In an application not involving a telephone operator, a two-point automatic ringdown circuit, or ringdown, has a telephone at each end. When the telephone at one end goes off-hook, the phone at the other end instantly rings. No dialing is involved and therefore telephone sets without dials are sometimes used.

Many ringdown circuits work in both directions. In some cases a circuit is designed to work in one direction only. That is, going off-hook at one end (end A) rings the other (end B). Going off-hook at end B has no effect at end A.

Ringdown features are often part of a key telephone system. In the wire spring relay key service units of the Bell System 1A2, a model 216 automatic ringdown was used to operate the circuit. In the 400-series units, a number of different KTUs operate (supervise) a ringdown, including the model 415. In other situations, the ringdown is powered and operated by equipment inside the telephone exchange.

In the case of enterprises with a private branch exchange (PBX) switch, the ringdown can be operated by the PBX key. The switch is programmed to ring a specific extension (the called phone) when a defined extension (the calling phone) goes off-hook. The PBX does not offer dial tone to the calling extension: it only detects on-hook or off-hook status.

Voice over IP adapters can be networked and configured to provide automatic ringdown by selecting a dial plan which replaces the empty string with a predefined number or SIP address, dialed immediately. (Some Cisco VoIP phones and analog adapters treat a dial plan of (S0 <:1234567890>) as a hotline configuration which dials 1-234-567890 zero seconds after the telephone is taken off-hook, for instance).

These circuits are used:

- over high-volume routes where one site calls another very frequently.
Example: an information desk and the information desk staff supervisor's desk.

- where a tamper-proof ability to call from one point to another is needed.
Example: a phone used to summon a taxicab to an airport or hotel.

- where a limited ability to contact one entity (but no ability to make outside calls) is desired.
Example: a "house phone" in a hotel lobby to the live operator at the hotel's switchboard

- where the public, or users that are not trained in using a specific office telephone system, must place calls.
Example: the after-hours phone to reach the watchman from the front door at a warehouse.

- in locations where emergencies are handled and the time required to dial digits would cause an unacceptable delay in handling of an emergency.
Example: an airport control tower to the airport's fire station or fire dispatch center.
Example: Independent System Operator (ISO) communication to a power plant.

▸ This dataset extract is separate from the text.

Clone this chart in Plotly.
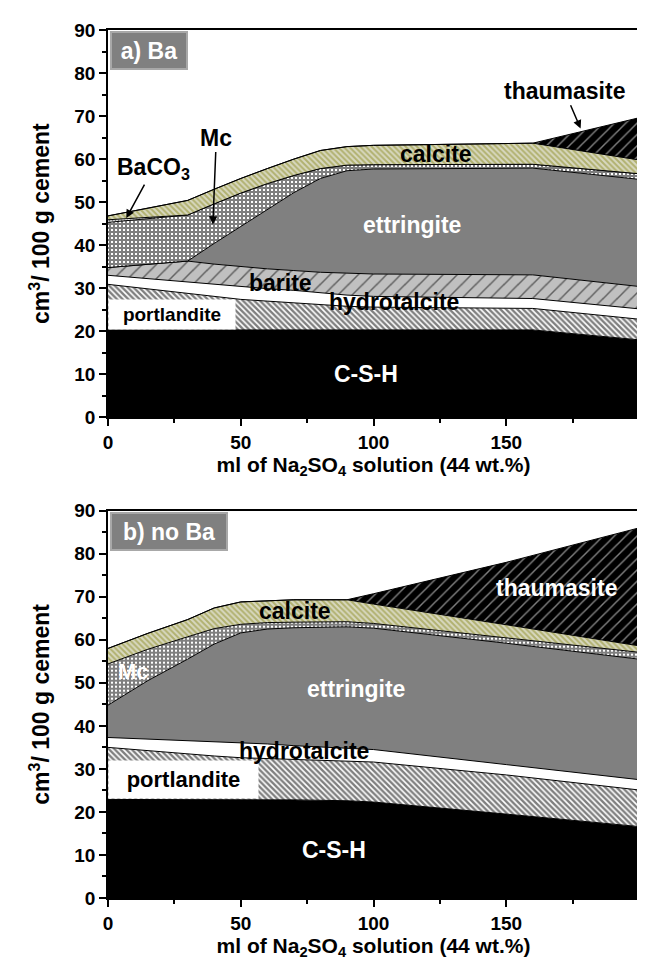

- in situations where the called party needs to be certain of who is calling.
Example: a hospital emergency department and an ambulance dispatch center.

In some cases, automatic ringdown circuits have one-to-many configurations. When one phone goes off-hook, a group of phones is made to ring simultaneously.

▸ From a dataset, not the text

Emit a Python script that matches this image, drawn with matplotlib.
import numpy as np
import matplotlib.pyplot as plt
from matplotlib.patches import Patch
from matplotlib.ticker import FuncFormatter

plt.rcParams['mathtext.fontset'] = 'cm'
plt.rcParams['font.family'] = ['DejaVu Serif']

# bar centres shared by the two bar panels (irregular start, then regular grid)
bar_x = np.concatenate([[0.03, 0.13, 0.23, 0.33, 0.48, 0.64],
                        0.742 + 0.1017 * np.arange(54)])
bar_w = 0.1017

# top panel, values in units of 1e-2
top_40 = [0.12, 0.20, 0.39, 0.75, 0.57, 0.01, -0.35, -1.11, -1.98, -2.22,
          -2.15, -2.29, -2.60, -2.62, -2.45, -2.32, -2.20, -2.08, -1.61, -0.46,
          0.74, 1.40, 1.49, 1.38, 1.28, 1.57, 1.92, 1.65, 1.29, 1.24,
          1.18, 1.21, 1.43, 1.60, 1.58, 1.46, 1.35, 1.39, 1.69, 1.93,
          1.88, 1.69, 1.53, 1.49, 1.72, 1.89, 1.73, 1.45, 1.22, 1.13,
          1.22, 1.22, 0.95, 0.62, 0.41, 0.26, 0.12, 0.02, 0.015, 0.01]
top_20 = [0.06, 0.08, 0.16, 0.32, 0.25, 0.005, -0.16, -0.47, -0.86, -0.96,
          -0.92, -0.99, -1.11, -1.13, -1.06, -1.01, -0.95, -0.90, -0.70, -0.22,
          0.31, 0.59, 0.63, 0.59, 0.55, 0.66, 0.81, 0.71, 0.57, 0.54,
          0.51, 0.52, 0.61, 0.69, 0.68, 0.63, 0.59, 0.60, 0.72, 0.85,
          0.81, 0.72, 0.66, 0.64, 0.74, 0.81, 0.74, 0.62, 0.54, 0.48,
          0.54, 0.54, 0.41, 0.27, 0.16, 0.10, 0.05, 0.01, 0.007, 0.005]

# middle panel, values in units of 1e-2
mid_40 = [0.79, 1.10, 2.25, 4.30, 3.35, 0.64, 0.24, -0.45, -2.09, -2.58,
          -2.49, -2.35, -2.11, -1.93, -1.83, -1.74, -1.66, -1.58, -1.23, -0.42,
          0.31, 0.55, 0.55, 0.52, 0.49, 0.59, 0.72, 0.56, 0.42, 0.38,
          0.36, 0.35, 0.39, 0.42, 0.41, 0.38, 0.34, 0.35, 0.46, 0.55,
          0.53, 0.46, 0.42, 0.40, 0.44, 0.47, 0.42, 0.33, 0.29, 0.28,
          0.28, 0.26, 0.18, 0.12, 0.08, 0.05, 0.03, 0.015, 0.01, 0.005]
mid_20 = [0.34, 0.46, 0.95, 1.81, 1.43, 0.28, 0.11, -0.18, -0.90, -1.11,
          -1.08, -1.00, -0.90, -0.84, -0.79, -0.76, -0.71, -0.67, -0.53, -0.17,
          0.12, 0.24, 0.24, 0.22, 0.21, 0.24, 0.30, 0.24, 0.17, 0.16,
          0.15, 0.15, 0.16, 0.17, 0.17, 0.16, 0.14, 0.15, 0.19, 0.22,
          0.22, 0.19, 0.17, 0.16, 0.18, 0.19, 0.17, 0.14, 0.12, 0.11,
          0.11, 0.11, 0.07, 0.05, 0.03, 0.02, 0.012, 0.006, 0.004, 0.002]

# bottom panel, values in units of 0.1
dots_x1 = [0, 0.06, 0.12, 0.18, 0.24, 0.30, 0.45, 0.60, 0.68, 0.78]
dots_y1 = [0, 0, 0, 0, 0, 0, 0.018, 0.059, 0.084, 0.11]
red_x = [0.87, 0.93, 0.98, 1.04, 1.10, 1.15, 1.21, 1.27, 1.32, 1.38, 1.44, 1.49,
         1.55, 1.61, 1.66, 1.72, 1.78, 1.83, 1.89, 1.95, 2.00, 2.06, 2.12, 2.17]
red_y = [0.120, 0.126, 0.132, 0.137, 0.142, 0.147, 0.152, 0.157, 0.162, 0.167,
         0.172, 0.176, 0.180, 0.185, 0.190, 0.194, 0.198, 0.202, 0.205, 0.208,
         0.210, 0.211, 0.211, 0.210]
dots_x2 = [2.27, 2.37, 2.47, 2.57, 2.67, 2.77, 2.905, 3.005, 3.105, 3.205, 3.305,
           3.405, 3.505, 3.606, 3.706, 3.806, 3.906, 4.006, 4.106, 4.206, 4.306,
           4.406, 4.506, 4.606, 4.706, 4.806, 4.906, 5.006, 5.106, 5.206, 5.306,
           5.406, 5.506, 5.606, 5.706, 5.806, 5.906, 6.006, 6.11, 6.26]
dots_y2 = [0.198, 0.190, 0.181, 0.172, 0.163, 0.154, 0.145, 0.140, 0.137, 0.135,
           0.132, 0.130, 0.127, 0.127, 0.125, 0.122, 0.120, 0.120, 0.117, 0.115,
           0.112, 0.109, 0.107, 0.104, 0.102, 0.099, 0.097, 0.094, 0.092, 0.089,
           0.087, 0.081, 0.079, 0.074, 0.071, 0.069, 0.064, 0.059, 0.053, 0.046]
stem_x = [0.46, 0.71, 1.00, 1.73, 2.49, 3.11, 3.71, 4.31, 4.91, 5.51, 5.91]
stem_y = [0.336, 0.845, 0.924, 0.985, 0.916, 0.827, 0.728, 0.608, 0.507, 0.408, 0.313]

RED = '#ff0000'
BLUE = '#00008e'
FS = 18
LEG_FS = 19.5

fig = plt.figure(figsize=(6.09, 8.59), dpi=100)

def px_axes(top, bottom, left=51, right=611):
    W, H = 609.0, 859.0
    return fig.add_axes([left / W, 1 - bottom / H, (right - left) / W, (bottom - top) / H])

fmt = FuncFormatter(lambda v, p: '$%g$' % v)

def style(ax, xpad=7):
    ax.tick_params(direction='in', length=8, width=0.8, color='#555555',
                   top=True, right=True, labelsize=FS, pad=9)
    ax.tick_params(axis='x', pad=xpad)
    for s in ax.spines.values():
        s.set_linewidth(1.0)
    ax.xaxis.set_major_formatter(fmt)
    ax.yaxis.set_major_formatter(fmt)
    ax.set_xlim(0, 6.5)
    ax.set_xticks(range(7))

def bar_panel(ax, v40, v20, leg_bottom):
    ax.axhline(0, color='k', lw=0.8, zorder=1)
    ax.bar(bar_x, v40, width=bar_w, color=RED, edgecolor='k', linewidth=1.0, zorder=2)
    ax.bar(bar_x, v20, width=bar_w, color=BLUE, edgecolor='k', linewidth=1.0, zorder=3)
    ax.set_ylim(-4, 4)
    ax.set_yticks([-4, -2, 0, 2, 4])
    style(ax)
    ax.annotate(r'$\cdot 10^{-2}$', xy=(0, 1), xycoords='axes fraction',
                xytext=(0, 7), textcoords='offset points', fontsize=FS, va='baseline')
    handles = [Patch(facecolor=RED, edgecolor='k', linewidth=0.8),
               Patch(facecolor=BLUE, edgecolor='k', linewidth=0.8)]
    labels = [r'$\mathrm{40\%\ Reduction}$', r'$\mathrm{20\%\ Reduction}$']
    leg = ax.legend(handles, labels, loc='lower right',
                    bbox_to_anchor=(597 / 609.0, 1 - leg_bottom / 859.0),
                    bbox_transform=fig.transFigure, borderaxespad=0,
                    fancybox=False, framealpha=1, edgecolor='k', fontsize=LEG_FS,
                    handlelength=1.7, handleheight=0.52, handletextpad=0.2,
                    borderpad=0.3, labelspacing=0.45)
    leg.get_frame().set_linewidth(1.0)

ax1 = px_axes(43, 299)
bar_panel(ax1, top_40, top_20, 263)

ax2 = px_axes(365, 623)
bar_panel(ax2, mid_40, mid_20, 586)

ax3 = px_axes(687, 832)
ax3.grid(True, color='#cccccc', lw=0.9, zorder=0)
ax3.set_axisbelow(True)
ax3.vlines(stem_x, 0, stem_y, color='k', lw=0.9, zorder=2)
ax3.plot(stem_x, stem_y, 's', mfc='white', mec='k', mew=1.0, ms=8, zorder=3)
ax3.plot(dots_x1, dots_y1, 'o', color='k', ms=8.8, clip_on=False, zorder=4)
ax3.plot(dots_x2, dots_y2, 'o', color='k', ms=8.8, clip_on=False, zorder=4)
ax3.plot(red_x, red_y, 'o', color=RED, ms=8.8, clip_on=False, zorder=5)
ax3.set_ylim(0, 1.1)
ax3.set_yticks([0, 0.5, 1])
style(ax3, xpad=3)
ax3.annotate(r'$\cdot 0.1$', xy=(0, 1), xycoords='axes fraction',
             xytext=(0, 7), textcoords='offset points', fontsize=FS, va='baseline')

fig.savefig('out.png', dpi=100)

In cases where one or both ends of the circuit terminate in a key telephone system, a well designed system will have no hold feature on the ringdown circuit unless supervision provides a Calling Party Control (CPC) signal.

==PLAR==

Private line automatic ringdown (PLAR) is a type of analog signaling often used in telephone-based systems. When a device is taken off-hook, ringing voltage is automatically applied to a circuit to alert other stations on the line. When answered on another station, a call is maintained over the circuit. The telephone company switch is not involved in the process, making this a private line.